The material submitted consists of work investigating the causes and impact of the housing crisis, which followed my work on Big Capital: Who is London for?, my book on the housing crisis. The journalistic submissions include a ‘Long Read’ extract from Big Capital in the Guardian and two pieces for the Guardian on the causes and wider implications of the Grenfell fire. Also included is a podcast from an event at the London Review Bookshop and a video of a public debate on the housing crisis at the London School of Economics.

Video content

What is housing for? LSE public lecture

Audio content

Anna Minton in conversation with Oliver Wainwright, London Review Bookshop

Kate Lyons

The New Arrivals project sought to understand the lives of the large numbers of refugees and migrants trying to build new lives in the UK. The project investigated the string of injustices facing newcomers to Britain, from the kafkaesque asylum process, the boredom and stress of limbo, the nature of life on £37 a week, and the inevitable connections between refugees and homelessness.
It has already unearthed several scoops: the scandal of clustering asylum seekers in poor towns, the travesty of the Home Office interview process, the failure to prepare properly for Syrian children arriving, and – the saddest revelation of all: children forced into homelessness by bureaucracy.

Video content

Social media content

Joe Plomin

Producer Director Joe Plomin’s films reveal the mistreatment of the most vulnerable people in society.
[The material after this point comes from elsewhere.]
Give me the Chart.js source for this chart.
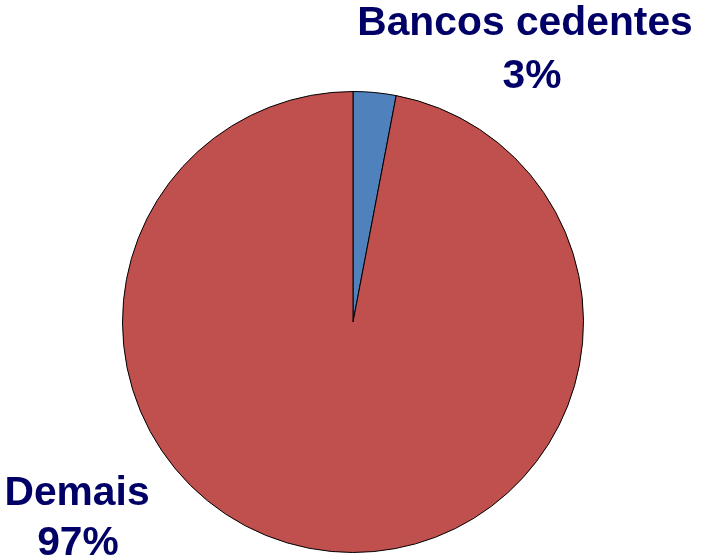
<!DOCTYPE html>
<html>
<head>
<meta charset="utf-8">
<script src="https://cdn.jsdelivr.net/npm/chart.js@4/dist/chart.umd.min.js"></script>
<style>
body { margin: 0; background: #fff; }
</style>
</head>
<body>
<canvas id="piechart" width="702" height="560"></canvas>
<script>
var categories = ['Bancos cedentes', 'Demais'];
var shares = [3, 97];
var shareLabels = ['3%', '97%'];
var sliceColors = ['#4F81BD', '#C0504D'];

// labels sit outside the pie
var labelPlugin = {
	id: 'outsideLabels',
	afterDraw: function(chart) {
		var ctx = chart.ctx;
		var spots = [
			{ x1: 525, y1: 35, x2: 532, y2: 88 },
			{ x1: 77, y1: 505, x2: 78, y2: 555 }
		];
		ctx.save();
		ctx.fillStyle = '#000066';
		ctx.font = 'bold 40px "Liberation Sans", Arial, sans-serif';
		ctx.textAlign = 'center';
		ctx.textBaseline = 'alphabetic';
		for (var i = 0; i < categories.length; i++) {
			var s = spots[i];
			ctx.save();
			ctx.translate(s.x1, s.y1);
			ctx.scale(1.02, 1);
			ctx.fillText(categories[i], 0, 0);
			ctx.restore();
			ctx.save();
			ctx.translate(s.x2, s.y2);
			ctx.scale(1.02, 1);
			ctx.fillText(shareLabels[i], 0, 0);
			ctx.restore();
		}
		ctx.restore();
	}
};

var pie = new Chart(document.getElementById('piechart'), {
	type: 'pie',
	data: {
		labels: categories,
		datasets: [{
			data: shares,
			backgroundColor: sliceColors,
			borderColor: '#000000',
			borderWidth: 1
		}]
	},
	options: {
		responsive: false,
		animation: false,
		layout: { padding: { top: 91, bottom: 7, left: 122, right: 118 } },
		plugins: {
			legend: { display: false },
			tooltip: { enabled: false }
		}
	},
	plugins: [labelPlugin]
});
</script>
</body>
</html>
His careful use of secret filming repeatedly delivers indisputable evidence of real, current ‘evils’. Undercover: Britain’s Immigration Secrets exposed abuse and even assaults at Brook House Immigration Removal Centre, widespread self-harm and people detained for months or even years as they await deportation. One boy was forced to test a batch of drugs by his cell mate. Since broadcast select committee hearings have begun in Parliament, the Home Office is investigating the company running the centre and its director has resigned. A criminal investigation is under way. Behind Bars, Prison Undercover helped reveal the truth about the crisis in Britain’s prisons, which prompted the Government to invest more.

Online content

G4S: What I saw when I went undercover

Mark Townsend

The Macpherson report 19 years ago and its assessment of “institutional racism” within policing is regarded as a defining moment in British race relations. The consensus now is that things have much improved; that fatal violence towards the black community is a US not UK issue. Over the summer, a cluster of young black men died following police contact. The official accounts were vague, but oddly similar. By painstakingly tracking down witnesses – many of whom were not interviewed by the watchdog – these official versions were contradicted and exposed. Together, they suggested a cover up. Lawyers warned us not to run the findings or footage because they might prejudice official inquiries. They were ignored in the public interest. Days after publication the IPCC recommended suspending officers; one force internally admitted failings. A month later, as a direct result of the article, another five Met officers were placed under investigation. Within three months the IPCC was shut down.